Eurozone CPI will also be reported Wednesday, with headline inflation expected at 1.4% y/y vs. 0.9% in February. If so, it would be the highest since January 2020 but still well below the 2% target. Much of this is likely due to low base effects from 2020. Like the Fed, the ECB views the acceleration in inflation as transitory in nature and so there are no policy implications to a high reading. Policymakers are quite aware of the need to avoid premature tightening. Executive Board member Schnabel said last week that “Preserving favorable financing conditions therefore puts the drivers of changes of financing conditions, and their speed of adjustment, into the focus of our assessment.”

Weekly ECB asset purchases will be reported Monday. The pace has finally started to pick up but this needs to be sustained in order to underscore the ECB’s resolve. Gross purchases last week were EUR21.9 bln, the highest since early December. Redemptions were relatively smack at EUR900 mln and so net purchases were EUR21.05 bln, also the highest since early December. ECB President Lagarde told the European Parliament that a faster pace of bond buying will become apparent over time, stressing that “The step-up in the run-rate of our program will become visible when ascertained over longer time intervals.”
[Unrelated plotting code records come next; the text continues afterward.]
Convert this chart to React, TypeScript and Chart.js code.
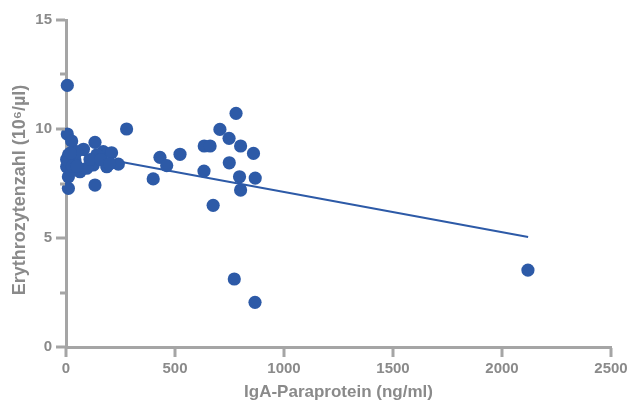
import React, { useEffect, useRef } from "react";
import { Chart, registerables } from "chart.js";

Chart.register(...registerables);

// IgA paraprotein (ng/ml) per patient
const igaValues = [
  6, 6, 26, 133, 278, 80, 11, 171, 209, 240, 187, 141, 125, 3, 64, 95, 11, 11, 133, 41, 49, 26,
  3, 20, 30, 50, 110, 160, 200,
  400, 431, 462, 523, 634, 661, 706, 748, 780, 801, 860, 749, 633, 796, 868, 801, 675, 772, 867,
  2119,
];

// Erythrocyte count (10^6/µl) per patient
const erythrocyteValues = [
  12.0, 9.77, 9.45, 9.39, 10.0, 9.07, 8.81, 8.96, 8.91, 8.39, 8.27, 8.81, 8.35, 8.27, 8.04, 8.2, 7.81, 7.28, 7.43, 8.58, 8.96, 8.12,
  8.6, 8.9, 8.3, 8.3, 8.6, 8.6, 8.4,
  7.71, 8.7, 8.32, 8.84, 9.22, 9.22, 9.98, 9.57, 10.72, 9.22, 8.88, 8.45, 8.07, 7.81, 7.75, 7.2, 6.5, 3.12, 2.05,
  3.53,
];

// Endpoints of the fitted regression line
const trendX = [0, 2120];
const trendY = [8.96, 5.05];

const xTicks = [0, 500, 1000, 1500, 2000, 2500];
const yTicks = [0, 5, 10, 15];
const yMinorTicks = [2.5, 7.5, 12.5];

const yTitle = "Erythrozytenzahl (10\u2076/\u00b5l)";
const xTitle = "IgA-Paraprotein (ng/ml)";

const AXIS_GRAY = "#a5a5a5";
const TEXT_GRAY = "#8a8a8a";
const DOT_BLUE = "#2d5aa7";
const FONT = "'Liberation Sans', Arial, sans-serif";

// Tick marks (major and minor) and the rotated y-axis title
const axisDecorPlugin = {
  id: "axisDecor",
  afterDraw(chart: any) {
    const { ctx, chartArea } = chart;
    const x = chart.scales.x;
    const y = chart.scales.y;
    ctx.save();
    ctx.strokeStyle = AXIS_GRAY;
    ctx.lineWidth = 3;
    ctx.lineCap = "butt";
    const left = chartArea.left;
    const bottom = chartArea.bottom;
    for (const v of yTicks) {
      const py = Math.round(y.getPixelForValue(v));
      ctx.beginPath();
      ctx.moveTo(left - 10, py);
      ctx.lineTo(left - 1, py);
      ctx.stroke();
    }
    for (const v of yMinorTicks) {
      const py = Math.round(y.getPixelForValue(v));
      ctx.beginPath();
      ctx.moveTo(left - 6, py);
      ctx.lineTo(left - 1, py);
      ctx.stroke();
    }
    for (const v of xTicks) {
      const px = Math.round(x.getPixelForValue(v));
      ctx.beginPath();
      ctx.moveTo(px, bottom + 1);
      ctx.lineTo(px, bottom + 10);
      ctx.stroke();
    }
    ctx.translate(20, 190);
    ctx.rotate(-Math.PI / 2);
    ctx.fillStyle = TEXT_GRAY;
    ctx.font = `bold 18px ${FONT}`;
    ctx.textAlign = "center";
    ctx.textBaseline = "middle";
    ctx.fillText(yTitle, 0, 0);
    ctx.restore();
  },
};

export default function App() {
  const ref = useRef<HTMLCanvasElement | null>(null);

  useEffect(() => {
    if (!ref.current) return;
    const points = igaValues.map((x, i) => ({ x, y: erythrocyteValues[i] }));
    const trend = trendX.map((x, i) => ({ x, y: trendY[i] }));

    const chart = new Chart(ref.current, {
      type: "scatter",
      data: {
        datasets: [
          {
            type: "scatter",
            data: points,
            backgroundColor: DOT_BLUE,
            borderColor: DOT_BLUE,
            pointRadius: 6.6,
            borderWidth: 0,
            clip: false,
            order: 0,
          } as any,
          {
            type: "line",
            data: trend,
            borderColor: DOT_BLUE,
            borderWidth: 2,
            pointRadius: 0,
            fill: false,
            clip: false,
            order: 1,
          } as any,
        ],
      },
      options: {
        responsive: false,
        animation: false,
        layout: { padding: { top: 20, right: 18, left: 0, bottom: 0 } },
        plugins: {
          legend: { display: false },
          tooltip: { enabled: false },
        },
        scales: {
          x: {
            type: "linear",
            min: 0,
            max: 2500,
            afterBuildTicks: (scale: any) => {
              scale.ticks = xTicks.map((v) => ({ value: v }));
            },
            afterFit: (scale: any) => {
              scale.height = 56;
              scale.paddingLeft = 0;
              scale.paddingRight = 0;
            },
            border: { color: AXIS_GRAY, width: 3 },
            grid: {
              drawOnChartArea: false,
              drawTicks: true,
              tickLength: 10,
              tickColor: "rgba(0,0,0,0)",
            },
            ticks: {
              color: TEXT_GRAY,
              padding: 3,
              maxRotation: 0,
              autoSkip: false,
              callback: (v: any) => String(v),
              font: { family: FONT, size: 15, weight: "bold" },
            },
            title: {
              display: true,
              text: xTitle,
              color: TEXT_GRAY,
              padding: { top: 1, bottom: 0 },
              font: { family: FONT, size: 17, weight: "bold" },
            },
          },
          y: {
            type: "linear",
            min: 0,
            max: 15,
            afterBuildTicks: (scale: any) => {
              scale.ticks = yTicks.map((v) => ({ value: v }));
            },
            afterFit: (scale: any) => {
              scale.width = 66;
              scale.paddingTop = 0;
              scale.paddingBottom = 0;
            },
            border: { color: AXIS_GRAY, width: 3 },
            grid: {
              drawOnChartArea: false,
              drawTicks: true,
              tickLength: 10,
              tickColor: "rgba(0,0,0,0)",
            },
            ticks: {
              color: TEXT_GRAY,
              padding: 4,
              callback: (v: any) => String(v),
              font: { family: FONT, size: 15, weight: "bold" },
            },
            title: { display: false },
          },
        },
      },
      plugins: [axisDecorPlugin],
    });

    return () => chart.destroy();
  }, []);

  return (
    <div style={{ position: "absolute", left: 0, top: 0, width: 629, height: 403, background: "#fff" }}>
      <canvas ref={ref} width={629} height={403} style={{ display: "block" }} />
    </div>
  );
}
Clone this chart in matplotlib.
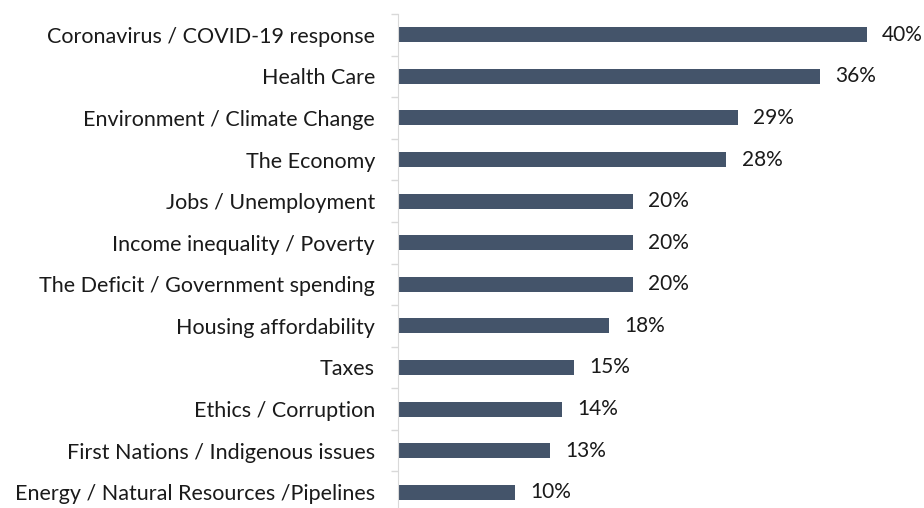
import numpy as np
import matplotlib.pyplot as plt

# Survey data: top issues
issues = [
    'Coronavirus / COVID-19 response',
    'Health Care',
    'Environment / Climate Change',
    'The Economy',
    'Jobs / Unemployment',
    'Income inequality / Poverty',
    'The Deficit / Government spending',
    'Housing affordability',
    'Taxes',
    'Ethics / Corruption',
    'First Nations / Indigenous issues',
    'Energy / Natural Resources /Pipelines',
]
pct = [40, 36, 29, 28, 20, 20, 20, 18, 15, 14, 13, 10]

bar_color = '#44546A'
plt.rcParams['font.family'] = ['Lato', 'DejaVu Sans']

fig = plt.figure(figsize=(9.24, 5.08), dpi=100)
ax_left = 398 / 924
ax_w = 44 * 11.725 / 924
ax_top = 1 - 14 / 508
ax_h = 499 / 508
ax = fig.add_axes([ax_left, ax_top - ax_h, ax_w, ax_h])

y = np.arange(len(issues))
ax.barh(y, pct, height=0.36, color=bar_color)
ax.set_ylim(len(issues) - 0.5, -0.5)
ax.set_xlim(0, 44)

for yi, v in zip(y, pct):
    ax.text(v + 1.3, yi, f'{v}%', va='center', ha='left', fontsize=15, color='#1a1a1a')

ax.set_yticks(y)
ax.set_yticklabels(issues, fontsize=15.5, color='#1a1a1a')
ax.set_yticks(np.arange(len(issues) + 1) - 0.5, minor=True)
ax.tick_params(axis='y', which='major', length=0, pad=16.5)
ax.tick_params(axis='y', which='minor', length=5, color='#D9D9D9', width=1)
ax.set_xticks([])
for s in ['top', 'right', 'bottom']:
    ax.spines[s].set_visible(False)
ax.spines['left'].set_color('#D9D9D9')

fig.savefig('out.png', dpi=100)
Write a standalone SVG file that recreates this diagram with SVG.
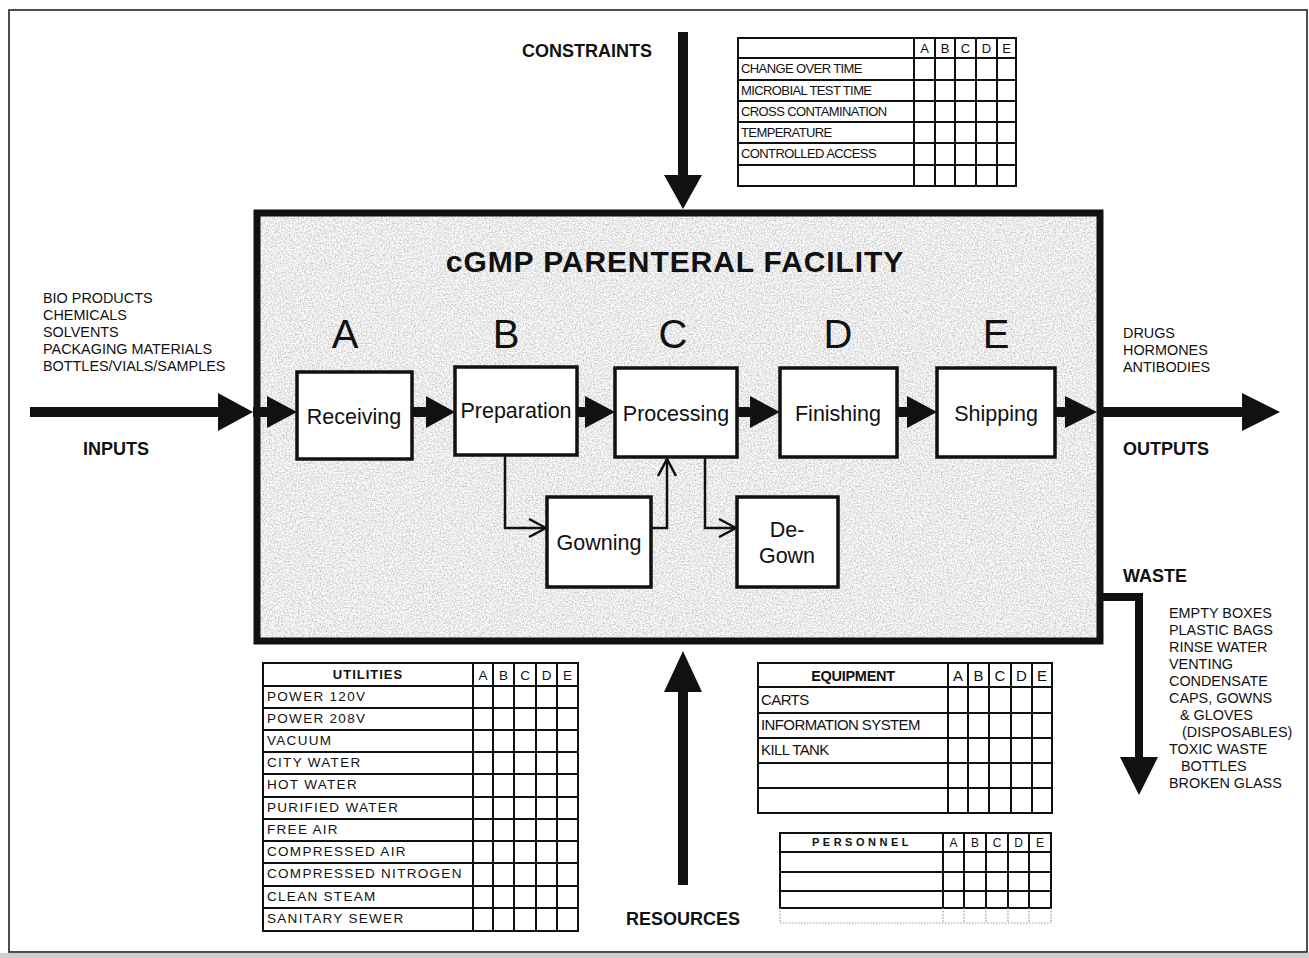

The UK and the EU agreed on a new process for discussing financial market regulation. The two sides have reportedly agreed on a memorandum of understanding (MOU) on financial services. UK officials said the deal has been finalized and that the two sides are now working on its formal validation. The MOU sets out a framework for regulatory cooperation and a joint forum for discussing rules and procedures as well as the sharing of information. While it is entirely separate from the issue of equivalence, the MOU is nevertheless a potential first step in that process.

The UK has a quiet week. The biggest news is that the “stay at home” rule ends Monday, though many other restrictions remain in place. Final Q4 GDP data will be reported Wednesday. Final March manufacturing PMI will be reported Thursday. Sterling continues to outperform within the majors, joining CAD as the only major currencies to be up against the dollar year to date. Despite Friday’s bounce, however, cable is on track to test the January low near $1.3450. EUR/GBP is nearing the cycle low near .8533 and is on track to test the February 2020 low near .8282.



Japan has a busy week. February labor market data, department store and supermarket sales, and retail sales data will be reported Tuesday. Unemployment is expected to rise a tick to 3.0% while the job-to-applicant ratio is seen steady at 1.10. Retail sales are expected to rise 0.8% m/m vs. a revised -1.7% (was -0.5%) in January. February IP will be reported Wednesday and is expected to fall -1.3% m/m vs. a 4.3% in January. Housing starts, construction orders, and Q1 Tankan report will all be reported Thursday. Large manufacturing index is expected at -1 vs. -10 in Q4, while large non-manufacturing is expected to remain steady at -5. All-industry capex is expected at -1.4% vs. -1.2% in Q4.

The Bank of Japan releases the minutes to its March 18 meeting Monday. While the policy review amounted to little of substance, markets will be interested in how the discussions went at that meeting. Despite what we viewed as unnecessary tinkering, the BOK should be happy that JGB yields remain depressed and the steady rise in USD/JPY has not been derailed. At Friday’s high near 109.85, the pair matched the June 2020 high and is on track to test the March 2020 high near 111.70.

Australia reports some key data. Final March manufacturing PMI, February trade, and final February retail sales will all be reported Thursday. Exports are expected to rise 2% m/m vs. 6% in January, while imports are expected to rise 4% m/m vs. -2% in January. Sales are expected at -1.1% m/m. The RBA should be happy with asset market movements in recent weeks. The 3-year yield remains below the 0.10% target, while the 10- and 30-year yields are trading at multi-week lows. Elsewhere, ADUD is testing support near .76 and a break below would set up a test of the December low near .7460.